This is the second of a three-part series running on Patch in honor of Women's History Month. Check back next Friday for the final installment of Patch's series about the Mount Vernon Ladies' Association.
When the Mount Vernon Ladies’ Association purchased Mount Vernon in February 1860, the nation was in political turmoil.
Sectionalism threatened the union and cast a pall over the nation. Despite that, Mount Vernon Ladies' Association founder Ann Pamela Cunningham and her secretary, New Yorker Sarah Tracy, moved into Mount Vernon in order to start the process of preservation. The mansion was completely empty with the exception of a few items: a globe in Washington’s study, a key to the Bastille, and a bust by French sculptor Jean-Antoine Houdon.
A few months later, Cunningham was forced to leave Mount Vernon due to the death of her father. She returned to South Carolina, while Tracy remained at Mount Vernon with superintendent Upton Herbert and a few workmen and servants.
In April 1861, the Civil War began, affecting every aspect of life for the residents of Mount Vernon and keeping Cunningham from returning for six years.
Cunningham persuaded Tracy to remain at Mount Vernon during the Civil War, believing that “…the presence of ladies there would be its greatest protection, even from the unruly.” Herbert also agreed to stay with Tracy instead of joining the Confederate Army.
Although Tracy wrote to Cunningham, “This war news has completely unnerved me,” she was fearless when it came to securing Mount Vernon, sending a letter to the National Intelligencer to contradict the newspaper’s claim that Washington’s remains had been removed since the start of the war:
“Never, since first laid in this, his chosen resting place, have the remains of our Great Father reposed more quietly and peacefully than now, when all the outer world is distracted by warlike thoughts and deeds. And the public, the owners of this noble possession, need fear no molestation of this one national spot belonging alike to North and South. Over it there can be no dispute! No individual or individuals has the right, and surely none can have the inclination, to disturb this sacred deposit.”
Tracy also demanded an audience with General Winfield Scott in Washington, who agreed to forbid his soldiers from entering the grounds under arms. She also received a similar pledge regarding Confederate troops from the Virginia governor. Tracy had to meet with both armies as officers were replaced in order to remind them of the policies she helped set.

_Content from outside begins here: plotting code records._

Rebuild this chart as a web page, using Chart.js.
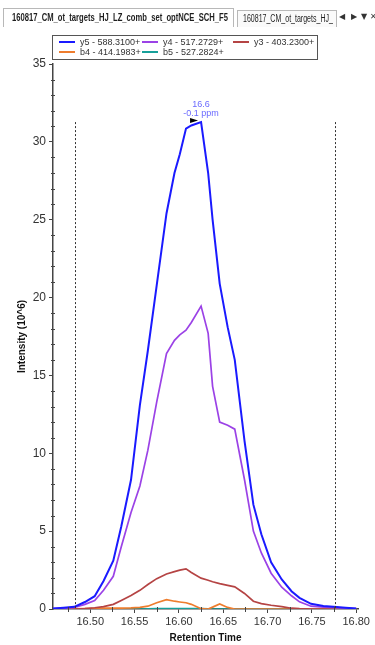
<!DOCTYPE html>
<html lang="en">
<head>
  <meta charset="UTF-8" />
  <meta name="viewport" content="width=device-width, initial-scale=1.0"/>
  <title>Chromatogram - 160817_CM_ot_targets</title>
  <script src="https://cdn.jsdelivr.net/npm/chart.js"></script>
  <style>
    body {
      margin: 0;
      background: #fff;
      font-family: 'Liberation Sans', Arial, sans-serif;
    }
    #wrap {
      position: relative;
      width: 375px;
      height: 645px;
      overflow: hidden;
    }
    #chart { position: absolute; left: 0; top: 0; }
    .tab {
      position: absolute;
      border: 1px solid #b8b8b8;
      border-bottom: none;
      overflow: hidden;
      white-space: nowrap;
      color: #1e1e1e;
    }
    .tab span { display: inline-block; transform-origin: left center; }
    #tab1 { left: 3px; top: 8px; width: 229px; height: 18px; line-height: 18px; font-size: 10px; font-weight: bold; }
    #tab1 span { margin-left: 8px; }
    #tab2 { left: 237px; top: 10px; width: 98px; height: 16px; line-height: 16px; font-size: 10px; background: #fafafa; }
    #tab2 span { margin-left: 5px; }
    .nav { position: absolute; top: 11px; font-size: 8px; line-height: 12px; color: #333; font-family: 'DejaVu Sans', sans-serif; }
    #legend {
      position: absolute;
      left: 52px;
      top: 35px;
      width: 264px;
      height: 23px;
      border: 1px solid #555;
      background: #fff;
      font-size: 9px;
      color: #333;
    }
    .item { position: absolute; height: 10px; line-height: 10px; white-space: nowrap; }
    .item i { display: inline-block; width: 16px; height: 2px; vertical-align: middle; margin-right: 5px; position: relative; top: -1px; }
  </style>
</head>
<body>
  <div id="wrap">
    <canvas id="chart" width="375" height="645"></canvas>
    <div class="tab" id="tab1"><span data-w="216">160817_CM_ot_targets_HJ_LZ_comb_set_optNCE_SCH_F5</span></div>
    <div class="tab" id="tab2"><span data-w="90">160817_CM_ot_targets_HJ_</span></div>
    <div class="nav" style="left:339px">&#9664;</div>
    <div class="nav" style="left:351px">&#9654;</div>
    <div class="nav" style="left:361px">&#9660;</div>
    <div class="nav" style="left:370px">&#10005;</div>
    <div id="legend"></div>
  </div>

  <script>
    // retention times (min) of the sampled points
    const times = [16.458, 16.470, 16.482, 16.494, 16.505, 16.515, 16.526, 16.535, 16.546, 16.556,
                   16.565, 16.575, 16.586, 16.595, 16.601, 16.608, 16.614, 16.625, 16.633, 16.638,
                   16.646, 16.655, 16.663, 16.674, 16.684, 16.693, 16.704, 16.716, 16.727, 16.736,
                   16.749, 16.763, 16.778, 16.788, 16.800];

    // intensities (10^6)
    const y5 = [0.03, 0.08, 0.14, 0.45, 0.82, 1.8, 3.1, 5.3, 8.3, 13.1,
                16.6, 20.8, 25.4, 28.0, 29.2, 30.85, 31.05, 31.27, 28.0, 25.0,
                20.9, 18.1, 16.0, 10.8, 6.7, 4.8, 3.0, 1.9, 1.14, 0.72,
                0.33, 0.2, 0.13, 0.08, 0.03];
    const y4 = [0.02, 0.05, 0.1, 0.3, 0.55, 1.2, 2.1, 4.0, 6.2, 7.9,
                10.2, 13.3, 16.4, 17.25, 17.6, 17.9, 18.4, 19.45, 17.7, 14.3,
                12.0, 11.8, 11.55, 8.3, 5.0, 3.6, 2.3, 1.4, 0.85, 0.46,
                0.18, 0.12, 0.08, 0.05, 0.03];
    const y3 = [0, 0, 0, 0.02, 0.08, 0.15, 0.3, 0.55, 0.87, 1.2,
                1.57, 1.95, 2.25, 2.4, 2.5, 2.58, 2.35, 1.98, 1.85, 1.75,
                1.63, 1.52, 1.42, 1.0, 0.5, 0.35, 0.24, 0.15, 0.05, 0.02,
                0, 0, 0, 0, 0];
    const b4 = [0, 0, 0.01, 0.02, 0.04, 0.05, 0.05, 0.06, 0.07, 0.1,
                0.18, 0.4, 0.6, 0.5, 0.45, 0.4, 0.3, 0.02, 0, 0.12,
                0.33, 0.1, 0, 0, 0, 0, 0, 0, 0, 0,
                0, 0, 0, 0, 0];
    const b5 = [0, 0, 0, 0, 0, 0, 0, 0, 0, 0,
                0.01, 0.02, 0.03, 0.03, 0.03, 0.03, 0.03, 0.02, 0.01, 0,
                0, 0, 0, 0, 0, 0, 0, 0, 0, 0,
                0, 0, 0, 0, 0];

    const seriesNames = ['y5 - 588.3100+', 'y4 - 517.2729+', 'y3 - 403.2300+', 'b4 - 414.1983+', 'b5 - 527.2824+'];
    const seriesColors = ['#1a1aff', '#9b42e6', '#b54444', '#ee7d2e', '#17a09a'];
    const seriesValues = [y5, y4, y3, b4, b5];

    const xTickLabels = ['16.50', '16.55', '16.60', '16.65', '16.70', '16.75', '16.80'];
    const yTickLabels = ['0', '5', '10', '15', '20', '25', '30', '35'];

    // integration boundaries and peak label
    const peakStart = 16.4833;
    const peakEnd = 16.7763;
    const peakText = ['16.6', '-0.1 ppm'];

    // legend (3 columns, 2 rows)
    const legendCols = [6, 89, 180];
    const legend = document.getElementById('legend');
    seriesNames.forEach((name, i) => {
      const d = document.createElement('div');
      d.className = 'item';
      d.style.left = legendCols[i % 3] + 'px';
      d.style.top = (1 + Math.floor(i / 3) * 10) + 'px';
      d.innerHTML = '<i style="background:' + seriesColors[i] + '"></i>' + name;
      legend.appendChild(d);
    });

    // squeeze tab captions to the narrow UI font width
    document.querySelectorAll('.tab span').forEach(s => {
      const w = +s.dataset.w;
      s.style.transform = 'scaleX(' + (w / s.offsetWidth) + ')';
    });

    const xTickVals = [];
    for (let k = 16475; k <= 16800; k += 25) xTickVals.push(k / 1000);
    const yTickVals = [];
    for (let k = 0; k <= 35; k++) yTickVals.push(k);

    const isMajorX = v => xTickLabels.some(l => Math.abs(parseFloat(l) - v) < 1e-6);
    const isMajorY = v => yTickLabels.includes(String(v));

    const apexIdx = y5.indexOf(Math.max(...y5));

    const extras = {
      id: 'extras',
      afterDatasetsDraw(chart) {
        const { ctx, scales: { x, y } } = chart;
        const top = y.getPixelForValue(y5[apexIdx]);
        ctx.save();
        // boundary lines
        ctx.setLineDash([2, 2]);
        ctx.strokeStyle = '#333';
        ctx.lineWidth = 1;
        [peakStart, peakEnd].forEach(t => {
          const px = Math.round(x.getPixelForValue(t)) + 0.5;
          ctx.beginPath();
          ctx.moveTo(px, top);
          ctx.lineTo(px, y.bottom);
          ctx.stroke();
        });
        ctx.setLineDash([]);
        // apex marker and label
        const ax = x.getPixelForValue(times[apexIdx]);
        ctx.fillStyle = '#000';
        ctx.beginPath();
        ctx.moveTo(ax - 11, top - 4);
        ctx.lineTo(ax - 11, top + 1);
        ctx.lineTo(ax - 3, top - 1.5);
        ctx.closePath();
        ctx.fill();
        ctx.fillStyle = '#6a6aff';
        ctx.font = '9px "Liberation Sans", Arial, sans-serif';
        ctx.textAlign = 'center';
        ctx.textBaseline = 'middle';
        ctx.fillText(peakText[0], ax, top - 18);
        ctx.fillText(peakText[1], ax, top - 8.5);
        ctx.restore();
      },
      afterDraw(chart) {
        const { ctx, scales: { x, y } } = chart;
        ctx.save();
        ctx.strokeStyle = '#444';
        ctx.lineWidth = 1;
        // minor ticks crossing the axes
        yTickVals.filter(v => !isMajorY(v)).forEach(v => {
          const py = Math.round(y.getPixelForValue(v)) + 0.5;
          ctx.beginPath();
          ctx.moveTo(x.left - 2, py);
          ctx.lineTo(x.left + 2, py);
          ctx.stroke();
        });
        xTickVals.filter(v => !isMajorX(v)).forEach(v => {
          const px = Math.round(x.getPixelForValue(v)) + 0.5;
          ctx.beginPath();
          ctx.moveTo(px, y.bottom - 2);
          ctx.lineTo(px, y.bottom + 3);
          ctx.stroke();
        });
        ctx.restore();
      }
    };

    const font = { family: "'Liberation Sans', Arial, sans-serif", size: 11 };

    new Chart(document.getElementById('chart'), {
      type: 'line',
      data: {
        datasets: seriesValues.map((vals, i) => ({
          label: seriesNames[i],
          data: vals.map((v, j) => ({ x: times[j], y: v })),
          borderColor: seriesColors[i],
          borderWidth: i === 0 ? 2 : 1.7,
          pointRadius: 0,
          tension: 0,
          fill: false
        }))
      },
      options: {
        responsive: false,
        animation: false,
        layout: { padding: { top: 64, right: 17, bottom: 0, left: 16 } },
        plugins: {
          legend: { display: false },
          tooltip: { enabled: false }
        },
        scales: {
          x: {
            type: 'linear',
            min: 16.458,
            max: 16.802,
            afterBuildTicks: s => { s.ticks = xTickVals.map(v => ({ value: v })); },
            afterFit: s => { s.height = 36; },
            ticks: {
              autoSkip: false,
              maxRotation: 0,
              padding: 2,
              color: '#333',
              font: font,
              callback: v => xTickLabels.find(l => Math.abs(parseFloat(l) - v) < 1e-6) || ''
            },
            grid: {
              drawOnChartArea: false,
              tickLength: 4,
              tickColor: c => isMajorX(c.tick.value) ? '#444' : 'rgba(0,0,0,0)'
            },
            border: { color: '#444', width: 1.5 },
            title: {
              display: true,
              text: 'Retention Time',
              color: '#111',
              font: { family: font.family, size: 10, weight: 'bold' },
              padding: { top: 0, bottom: 1 }
            }
          },
          y: {
            min: 0,
            max: 35,
            afterBuildTicks: s => { s.ticks = yTickVals.map(v => ({ value: v })); },
            afterFit: s => { s.width = 37; },
            ticks: {
              autoSkip: false,
              padding: 3,
              color: '#333',
              font: { family: font.family, size: 12 },
              callback: v => isMajorY(v) ? String(v) : ''
            },
            grid: {
              drawOnChartArea: false,
              tickLength: 4,
              tickColor: c => isMajorY(c.tick.value) ? '#444' : 'rgba(0,0,0,0)'
            },
            border: { color: '#444', width: 1.5 },
            title: {
              display: true,
              text: 'Intensity (10^6)',
              color: '#111',
              font: { family: font.family, size: 10, weight: 'bold' },
              padding: { top: 0, bottom: 0 }
            }
          }
        }
      },
      plugins: [extras]
    });
  </script>
</body>
</html>
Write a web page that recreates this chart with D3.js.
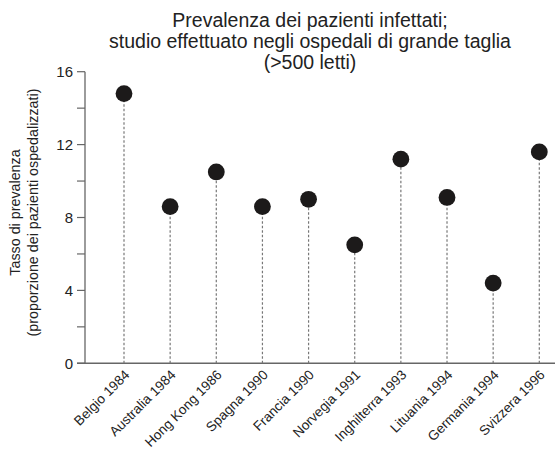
<!DOCTYPE html>
<html><head><meta charset="utf-8">
<script src="https://cdn.jsdelivr.net/npm/d3@7"></script>
<style>body{margin:0;background:#fff;} svg{display:block;} text{font-family:"Liberation Sans",Arial,sans-serif;fill:#222;}</style>
</head><body>
<svg id="c" width="555" height="450"></svg>
<script>
const categories = ["Belgio 1984","Australia 1984","Hong Kong 1986","Spagna 1990","Francia 1990","Norvegia 1991","Inghilterra 1993","Lituania 1994","Germania 1994","Svizzera 1996"];
const values = [14.8, 8.6, 10.5, 8.6, 9.0, 6.5, 11.2, 9.1, 4.4, 11.6];
const yTicks = [0, 4, 8, 12, 16];
const yMinorTicks = [0, 2, 4, 6, 8, 10, 12, 14, 16];
const titleLines = ["Prevalenza dei pazienti infettati;", "studio effettuato negli ospedali di grande taglia", "(>500 letti)"];
const yLabelLines = ["Tasso di prevalenza", "(proporzione dei pazienti ospedalizzati)"];

const svg = d3.select("#c");
const axisX = 85, zeroY = 363.3, topY = 71.7;
const x = d3.scalePoint().domain(categories).range([124, 539.3]);
const y = d3.scaleLinear().domain([0, 16]).range([zeroY, topY]);

// title
svg.append("g").selectAll("text").data(titleLines).join("text")
  .attr("x", 310).attr("y", (d,i) => 27 + i*21)
  .attr("text-anchor", "middle").style("font-size", "19.5px").text(d => d);

// y label
svg.append("g").attr("transform", `translate(0,${(88+337)/2}) rotate(-90)`)
  .selectAll("text").data(yLabelLines).join("text")
  .attr("x", 0).attr("y", (d,i) => 20 + i*18)
  .attr("text-anchor", "middle").style("font-size", "14.3px").text(d => d);

// y axis
const yAxis = svg.append("g").attr("transform", `translate(${axisX},0)`);
yAxis.append("line").attr("x1",0).attr("x2",0).attr("y1",y(16)).attr("y2",zeroY).attr("stroke","#666").attr("stroke-width",1.3);
yAxis.selectAll("line.tk").data(yMinorTicks).join("line").attr("class","tk")
  .attr("x1",-8).attr("x2",0).attr("y1",d=>y(d)).attr("y2",d=>y(d)).attr("stroke","#666").attr("stroke-width",1.2);
yAxis.selectAll("text").data(yTicks).join("text")
  .attr("x",-12).attr("y",d=>y(d)).attr("dy","0.35em").attr("text-anchor","end")
  .style("font-size","15px").text(d=>d);

// x axis line
svg.append("line").attr("x1", axisX-8).attr("x2", 555).attr("y1", zeroY).attr("y2", zeroY)
  .attr("stroke","#666").attr("stroke-width",1.5);

// stems
svg.append("g").selectAll("line").data(values).join("line")
  .attr("x1",(d,i)=>x(categories[i])).attr("x2",(d,i)=>x(categories[i]))
  .attr("y1",zeroY).attr("y2",d=>y(d))
  .attr("stroke","#777").attr("stroke-width",1.2).attr("stroke-dasharray","2.5,2");

// dots
svg.append("g").selectAll("circle").data(values).join("circle")
  .attr("cx",(d,i)=>x(categories[i])).attr("cy",d=>y(d)).attr("r",8.4).attr("fill","#1c1a1a");

// x labels
svg.append("g").selectAll("text").data(categories).join("text")
  .attr("transform", d => `translate(${x(d)+3},${zeroY+9}) rotate(-45)`)
  .attr("text-anchor","end").attr("dy","0.35em").style("font-size","13.6px").text(d=>d);
</script>
</body></html>
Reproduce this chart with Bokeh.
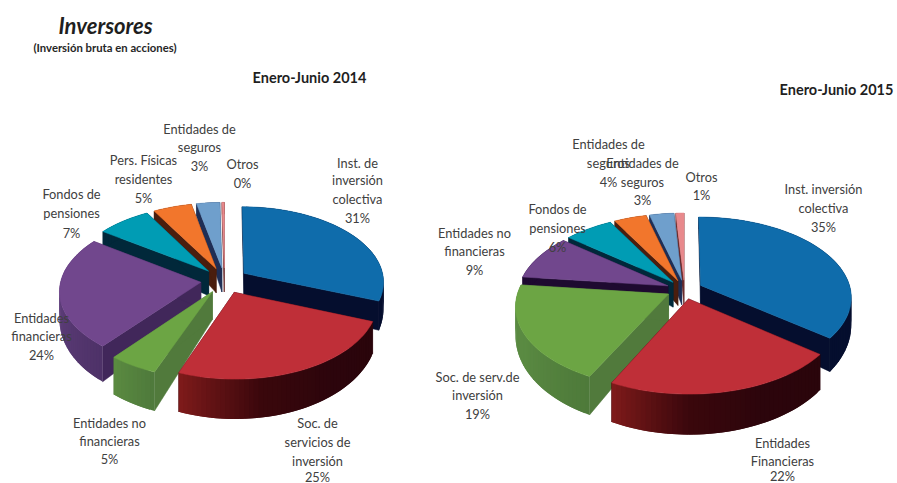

Of course there were times that soldiers strayed from the association’s policies, but Tracy always stood firm. Once, large groups of soldiers “refused to stack their arms, but were for over an hour straggling all over the place without any order, their guns in their hands. The Colonel said that if the men were to lay down their arms, we must have an order to that effect from General Scott.” Tracy recorded that she went directly to Colonel Townsend who relayed her concerns to General Scott. “He said I should have all I wanted. I received a pass and a written order, signed by General Scott, to show any of his officers who do not wish to obey our regulations.”
During the Civil War, visitation plummeted because visitors did not have a convenient way to see the Estate due to the government’s seizure of both the Alexandria and Mount Vernon boats for the Union’s efforts. Roads were also blocked. In 1864 the Association’s itemized revenue amounted to $348.03, including slightly more than $230 from visitors who never paid more than 25 cents each. Sales of potatoes, peaches, pears, tomatoes, cabbages, hay, photographs of Mount Vernon, and handmade bricks made up the rest. Tracy was frugal with the Association’s money, and reported that expenses for the same year totaled $243.30.
Although Tracy faced considerable obstacles in her quest to protect the Estate, she was successful in her mission. Tracy penned detailed accounts of crossing army lines and convinced officers to allow her to pass or escort her to the next company of soldiers. Her efforts lend themselves to the Mount Vernon Ladies’ Association legacy of historic preservation and strength. There was a happy ending to the story of Sarah Tracy and Upton Herbert—the couple wed in 1872, after resigning their posts at Mount Vernon.